Credit ratings in the oil and gas sector will remain relatively stable in 2012, credit rating agency DBRS said in a report released Thursday even as oil traded at its lowest level of the year.
DBRS said that capital spending is “back on track” with the industry focusing on oil and natural gas liquids development.
“Capital expenditure grew significantly since a low point in 2009 when many companies scaled back spending to provide flexibility during the financial crisis,” DBRS said in a report.
“In North America, the majority of capital spending is allocated for high-margin oil and liquids developments, shifting away from low-margin natural gas drilling.”

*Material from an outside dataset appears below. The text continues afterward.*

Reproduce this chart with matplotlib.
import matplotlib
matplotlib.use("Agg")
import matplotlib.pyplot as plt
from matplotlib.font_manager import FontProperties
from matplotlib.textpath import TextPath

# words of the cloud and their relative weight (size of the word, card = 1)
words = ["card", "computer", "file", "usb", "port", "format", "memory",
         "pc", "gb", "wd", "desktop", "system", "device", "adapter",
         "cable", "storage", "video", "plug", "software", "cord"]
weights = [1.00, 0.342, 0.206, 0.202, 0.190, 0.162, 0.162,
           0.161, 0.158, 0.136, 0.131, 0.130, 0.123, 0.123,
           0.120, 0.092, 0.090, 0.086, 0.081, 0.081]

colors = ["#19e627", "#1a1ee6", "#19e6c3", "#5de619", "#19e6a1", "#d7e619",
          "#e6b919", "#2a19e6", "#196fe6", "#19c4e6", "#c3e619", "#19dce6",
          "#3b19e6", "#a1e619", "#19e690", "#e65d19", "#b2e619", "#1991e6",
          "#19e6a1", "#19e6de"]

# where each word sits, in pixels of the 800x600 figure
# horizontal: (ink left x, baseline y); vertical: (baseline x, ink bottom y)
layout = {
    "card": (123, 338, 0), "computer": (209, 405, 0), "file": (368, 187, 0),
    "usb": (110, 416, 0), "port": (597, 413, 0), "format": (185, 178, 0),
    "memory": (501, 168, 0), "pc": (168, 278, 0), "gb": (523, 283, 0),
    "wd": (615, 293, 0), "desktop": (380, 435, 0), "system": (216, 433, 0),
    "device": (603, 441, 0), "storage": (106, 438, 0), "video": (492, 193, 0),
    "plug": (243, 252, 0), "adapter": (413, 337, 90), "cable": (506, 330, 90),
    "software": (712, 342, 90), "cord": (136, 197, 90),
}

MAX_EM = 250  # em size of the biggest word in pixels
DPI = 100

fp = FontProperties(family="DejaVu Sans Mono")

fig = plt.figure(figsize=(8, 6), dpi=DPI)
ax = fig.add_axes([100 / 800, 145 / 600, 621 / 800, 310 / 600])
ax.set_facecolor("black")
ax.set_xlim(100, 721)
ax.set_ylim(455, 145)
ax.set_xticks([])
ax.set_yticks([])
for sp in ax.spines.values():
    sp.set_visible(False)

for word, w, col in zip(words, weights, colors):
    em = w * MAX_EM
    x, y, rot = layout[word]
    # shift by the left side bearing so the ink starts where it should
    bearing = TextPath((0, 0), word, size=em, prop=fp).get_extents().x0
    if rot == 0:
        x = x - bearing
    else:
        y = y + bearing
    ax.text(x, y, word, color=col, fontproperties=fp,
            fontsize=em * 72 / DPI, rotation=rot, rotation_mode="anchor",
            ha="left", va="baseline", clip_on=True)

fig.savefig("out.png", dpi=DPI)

Vivid memories of the 2008 financial crisis have prompted many companies to maintain conservative balance sheets, but operating cash flows for last year have surpassed the peaks of 2007 and 2008, the agency said.

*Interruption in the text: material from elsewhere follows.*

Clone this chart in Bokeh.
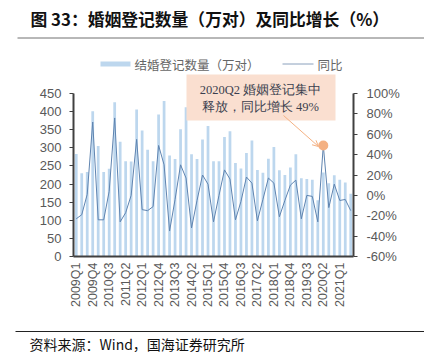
import math
from bokeh.plotting import figure
from bokeh.layouts import column
from bokeh.core.properties import value
from bokeh.models import (Range1d, LinearAxis, FixedTicker, PrintfTickFormatter,
                          Label, BoxAnnotation, Arrow, OpenHead, ColumnDataSource)
from bokeh.embed import file_html
from bokeh.resources import INLINE

# ---------------- data ----------------
quarters = [f"{y}Q{q}" for y in range(2009, 2022) for q in range(1, 5)][:51]
marriages = [283, 230, 233, 401, 305, 233, 242, 426, 317, 263,
             262, 406, 348, 295, 263, 392, 429, 279, 269, 351,
             412, 282, 269, 323, 360, 263, 263, 330, 346, 258,
             243, 286, 320, 239, 231, 270, 302, 238, 225, 246,
             282, 216, 214, 212, 155, 232, 202, 224, 212, 204, 173]
growth = [-23, -19, 1, 72, -24, -24, 4, 76, -26, -17,
          0, 55, -14, -15, -11, 49, 30, -35, -4, 30,
          17, -32, -5, 20, 11, -26, 0, 25, 16, -24,
          -6, 18, 12, -25, -4, 17, 12, -21, -5, 10,
          15, -23, 0, -1, -26, 49, -12, 11, -5, -4, -15]
left_ticks = [0, 50, 100, 150, 200, 250, 300, 350, 400, 450]
right_ticks = [-60, -40, -20, 0, 20, 40, 60, 80, 100]
label_step = 3
note_index = 45  # 2020Q2

title_text = "图 33：婚姻登记数量（万对）及同比增长（%）"
source_text = "资料来源：Wind，国海证券研究所"
bar_name = "结婚登记数量（万对）"
line_name = "同比"
note_lines = ["2020Q2 婚姻登记集中", "释放，同比增长 49%"]

# ---------------- layout (page pixels) ----------------
W, H = 424, 352
TOP_H = 50          # title strip height
BOT_H = 32          # footer strip height
MAIN_H = H - TOP_H - BOT_H
FL, FR, FB = 73, 353, 256      # frame left/right/bottom on page
Y450 = 93                      # page y of the 450 / 100% line
FRAME_H = FB - TOP_H           # frame spans from top of main figure
scale = FRAME_H / (FB - Y450)

def sx(px):
    return px - FL

def sy(py):
    return FB - py

BAR_C = "#BDD7EE"
LINE_C = "#5F84B0"
NOTE_C = "#F4B183"
AX_C = "#404040"
TXT_C = "#595959"
CJK = "Noto Sans CJK SC"


def no_align(fig):
    try:
        fig.frame_align = False
    except Exception:
        pass


# ---------------- title strip ----------------
top = figure(width=W, height=TOP_H, output_backend="svg", toolbar_location=None,
             x_range=Range1d(0, W), y_range=Range1d(TOP_H, 0),
             min_border=0, x_axis_type=None, y_axis_type=None)
no_align(top)
top.outline_line_color = None
top.xgrid.visible = False
top.ygrid.visible = False
top.text(x=[30], y=[18], text=[title_text], text_font=value(CJK), text_font_style="bold",
         text_font_size="16.8px", text_color="#111111", text_baseline="middle")
top.segment(x0=[17], y0=[37.5], x1=[W], y1=[37.5], line_color="#707070", line_width=1)

# ---------------- main chart ----------------
idx = list(range(len(quarters)))
src = ColumnDataSource(dict(x=idx, q=quarters, m=marriages, g=growth))

p = figure(width=W, height=MAIN_H, output_backend="svg", toolbar_location=None,
           x_range=Range1d(-0.5, len(quarters) - 0.5),
           y_range=Range1d(0, left_ticks[-1] * scale),
           min_border_left=FL, min_border_right=W - FR,
           min_border_top=0, min_border_bottom=MAIN_H - FRAME_H)
no_align(p)
span = right_ticks[-1] - right_ticks[0]
p.extra_y_ranges = {"pct": Range1d(right_ticks[0], right_ticks[0] + span * scale)}
p.outline_line_color = None
p.xgrid.visible = False
p.ygrid.visible = False

p.vbar(x="x", top="m", width=0.5, source=src, fill_color=BAR_C, line_color=None)
p.line(x="x", y="g", source=src, y_range_name="pct", line_color=LINE_C, line_width=1)
p.scatter(x=[idx[note_index]], y=[growth[note_index]], y_range_name="pct",
          size=10, fill_color=NOTE_C, line_color=None)

ra = LinearAxis(y_range_name="pct", ticker=FixedTicker(ticks=right_ticks),
                formatter=PrintfTickFormatter(format="%d%%"),
                bounds=(right_ticks[0], right_ticks[-1]))
p.add_layout(ra, "right")

la = p.left[0]
la.ticker = FixedTicker(ticks=left_ticks)
la.bounds = (left_ticks[0], left_ticks[-1])
xa = p.below[0]
xa.ticker = FixedTicker(ticks=idx[::label_step])
xa.major_label_overrides = {i: quarters[i] for i in idx[::label_step]}
xa.major_label_orientation = math.pi / 2

for ax in (la, ra, xa):
    ax.axis_line_color = AX_C
    ax.axis_line_width = 2
    ax.major_tick_line_color = AX_C
    ax.major_tick_line_width = 1
    ax.major_tick_in = 0
    ax.major_tick_out = 4
    ax.minor_tick_line_color = None
    ax.major_label_text_color = TXT_C
    ax.major_label_text_font = "Liberation Sans"
    ax.major_label_text_font_size = "13px"
la.major_label_standoff = 8
ra.major_label_standoff = 9
xa.major_tick_out = 0
xa.major_label_standoff = 6
xa.major_label_text_font_size = "12.5px"

# legend
p.add_layout(BoxAnnotation(left=sx(100), right=sx(130), top=sy(61), bottom=sy(66),
                           left_units="screen", right_units="screen",
                           top_units="screen", bottom_units="screen",
                           fill_color=BAR_C, fill_alpha=1, line_color=None))
p.add_layout(Label(x=sx(134), y=sy(63.5), x_units="screen", y_units="screen",
                   text=bar_name, text_font=CJK,
                   text_font_size="12.5px", text_color="#666666", text_baseline="middle"))
p.add_layout(Arrow(end=None, x_start=sx(282), y_start=sy(63.5), x_end=sx(313), y_end=sy(63.5),
                   start_units="screen", end_units="screen", line_color="#8AA0BC", line_width=1))
p.add_layout(Label(x=sx(317), y=sy(63.5), x_units="screen", y_units="screen",
                   text=line_name, text_font=CJK,
                   text_font_size="12.5px", text_color="#666666", text_baseline="middle"))

# annotation box
p.add_layout(BoxAnnotation(left=sx(186), right=sx(335), top=sy(74), bottom=sy(120),
                           left_units="screen", right_units="screen",
                           top_units="screen", bottom_units="screen",
                           fill_color="#FADFD0", fill_alpha=1, line_color=None))
for k, t in enumerate(note_lines):
    p.add_layout(Label(x=sx(260), y=sy(89 + 17 * k), x_units="screen", y_units="screen",
                       text=t, text_font="Liberation Serif", text_font_size="12.5px",
                       text_color="#3A3F4F", text_align="center", text_baseline="middle"))
p.add_layout(Arrow(end=OpenHead(size=6, line_color=NOTE_C, line_width=1),
                   x_start=sx(283), y_start=sy(115), x_end=sx(318), y_end=sy(146),
                   start_units="screen", end_units="screen", line_color=NOTE_C, line_width=1))

# ---------------- footer strip ----------------
bot = figure(width=W, height=BOT_H, output_backend="svg", toolbar_location=None,
             x_range=Range1d(0, W), y_range=Range1d(BOT_H, 0),
             min_border=0, x_axis_type=None, y_axis_type=None)
no_align(bot)
bot.outline_line_color = None
bot.xgrid.visible = False
bot.ygrid.visible = False
bot.segment(x0=[15], y0=[331 - (H - BOT_H)], x1=[W], y1=[331 - (H - BOT_H)],
            line_color="#222222", line_width=1)
bot.text(x=[29], y=[343 - (H - BOT_H)], text=[source_text], text_font=value(CJK),
         text_font_size="14px", text_color="#111111", text_baseline="middle")

layout = column(top, p, bot, spacing=0)
open("out.html", "w").write(file_html(layout, INLINE))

A variety of factors including reports that the U.S. economy is growing slower than expected and China’s manufacturing sector is slowing down have weighed on oil prices in recent weeks.
The continuing European financial crisis as well as an easing in tensions over Iran’s nuclear program have helped cool prices.
The benchmark crude price, which has lost 17 per cent of its value in May alone, fell another $1.29 to close at US$86.53 in New York, while Brent crude lost $1.60 to $101.87 per barrel in London.
The price of natural gas was up less than a penny to $2.422 per 1,000 cubic feet on Thursday after dipping below $2 earlier this year.
Earl Sweet, senior economist at BMO Capital Markets, noted that investment intentions of oil and gas, as well as mining companies, earlier this year were very strong compared with other parts of the economy, but noted that has likely cooled.
“I’m sure some of those oil and gas and mining companies might be scaling back their investment plans a bit,” Sweet said.
“But all those projects are long term in nature and the companies basically have in mind a long-term price, which is lower than the prices we saw a few months ago and maybe not all that different from what they are now.”
Sweet added that a little bit of a slowdown wouldn’t be all bad news as it would be the more marginal projects that would be affected and it would ease pressures on raw materials and labour.
DBRS said that assuming continued favourable prices for natural gas liquids, most of the companies should remain strong enough to support a high level of capital spending and growing dividends.
“Demand from Asia is the main driving force behind strong commodity prices and production growth,” DBRS said.
“Over the past decade, oil consumption growth in Asia has significantly outpaced production growth in the region, creating a supply-demand imbalance and placing upward pressure on global prices.”
The DBRS report noted many producers are helping fuel growth through collaborative investments and Canada has been an attractive place for foreign investment in the oil and gas industry in the form of acquisitions and joint ventures.
“As capex costs have increased, companies have found growth and increased flexibility in large spending projects through joint venture transactions and strategic alliances,” the report said.
“Embracing sharing among partners of technology resources and technical expertise, along with information and best practices, has allowed projects too ambitious for a single company to be realized though collaboration.”